Vol. 30, No.12 Week of March 23, 2025

Spring Revenue Forecast has less short-term crude and lower prices

Kristen Nelson

Petroleum News

The Alaska Department of Revenue released its Spring 2025 Revenue Forecast March 12, an update of the Fall Revenue Forecast released in December. Compared to fall, the Alaska North Slope oil price forecast and the ANS oil production forecast for fiscal year 2025 (ending June 30) are up slightly, while the forecasts for FY 2026 (beginning July 1) are down more steeply.

The forecast for unrestricted general fund revenue for FY25 remains essentially the same as in the fall forecast, "as slightly higher expected petroleum revenues are offset by slightly lower revenues from other sources," the department said, but the FY26 unrestricted general fund, UGF, is now forecast at $70 million less than in the fall forecast. Changes in FY25 UGF include an expected $30 million increase in petroleum revenue

Before accounting for the transfer from the Permanent Fund Earnings Reserve, UGF revenue is now forecast at $2.6 billion for FY25 and $2.3 billion for FY26.

Total state revenues, restricted and unrestricted, were $16.298 billion in FY24 and are forecast to be $17.388 billion in FY25 and $15.901 billion in FY26.

Production, price forecast changes

In FY24, the department said, ANS oil production averaged 461,000 barrels per day and is expected to average 466,800 bpd in FY25 (up 200 bpd from the fall forecast) and 464,000 bpd in FY26 (down 5,400 bpd from the fall forecast).

Comparing the fall and spring forecasts, the largest production decreases are at the Slope's largest and oldest fields, Prudhoe and Kuparuk. Prudhoe is now forecast at 181,300 bpd, down from 187,200 bpd in the fall forecast, with Prudhoe satellites up slightly from 86,300 bpd in the fall forecast to 87,100 bpd in the spring forecast. Since the department includes Milne Point with the Prudhoe satellites and production from that field has been on a steady increase, the increase is probably from Milne. Kuparuk production is down from 48,000 bpd in the fall forecast to 44,700 bpd in the spring, and, as with Prudhoe, Kuparuk satellites show a slight increase from 49,200 bpd in the fall to 49,600 bpd in the spring. Kuparuk satellites include Coyote and Nuna, both currently under development.

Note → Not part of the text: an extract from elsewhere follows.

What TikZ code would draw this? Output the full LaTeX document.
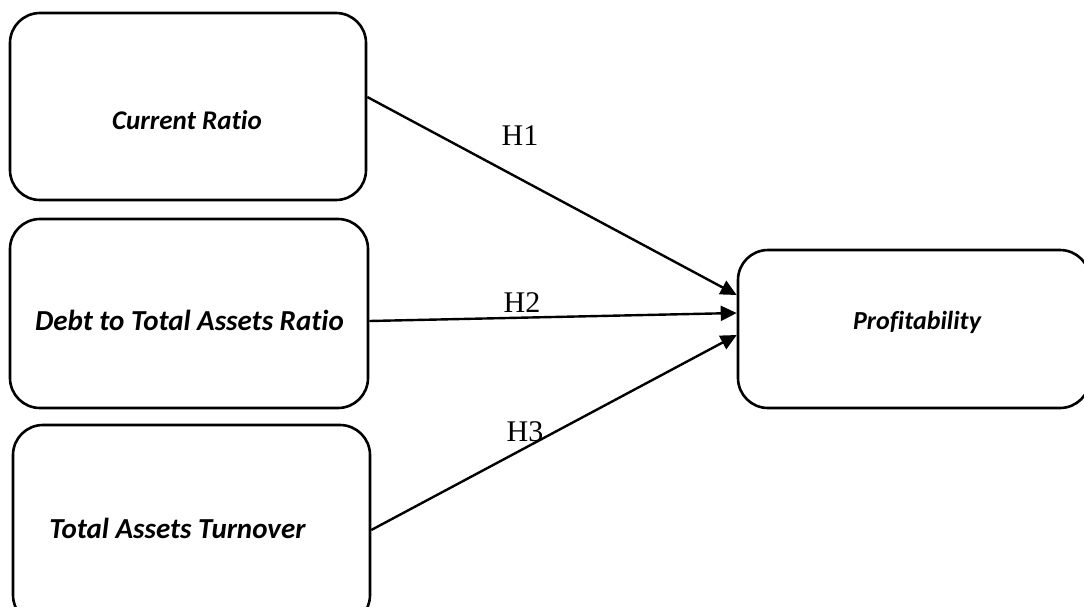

The ANS oil price averaged $85.24 per barrel in FY24 and is now projected to average $74.48 bpd in FY25 (up 62 cents per barrel from the fall forecast) and $68 per barrel in FY26 (down $2 per barrel from the fall forecast). The department's oil price forecast is based on futures market predictions for Brent crude as far into the future as those are available and thereafter an inflation-based increase.

"The Spring 2025 Revenue Forecast comes during a time of continued uncertainty due to recent geopolitical and financial events, causing volatile market conditions," Revenue Commissioner Adam Crum said in a cover letter to the spring forecast. "It is important to note this forecast represents one plausible scenario within a range of potential outcomes."

In the spring forecast the department attributed the changes in forecast petroleum revenue to a combination of a lower price forecast and "adjustments to expected production and higher expected lease expenditures."

Allowable lease expenditures

The department said allowable oil and gas lease expenditures were an estimated $7.5 billion statewide in FY24, with $7.1 billion of that on the North Slope, and are expected to increase in FY25 to $8.6 billion statewide, $8.2 billion on the North Slope. In FY26 allowable lease expenditures are expected to be $8.5 billion statewide, $8 billion on the North Slope, with North Slope lease expenditures expected to average $7.2 billion annually over the following decade, led by new developments but including continued investments in the Slope's existing fields.

Transportation costs for North Slope oil averaged $10.53 per barrel in FY24, are forecast to average $10.92 per barrel in FY25 and $10.31 per barrel in FY26. Costs are expected to remain at some $10 per barrel over the coming decade, with inflationary pressures offset by higher production.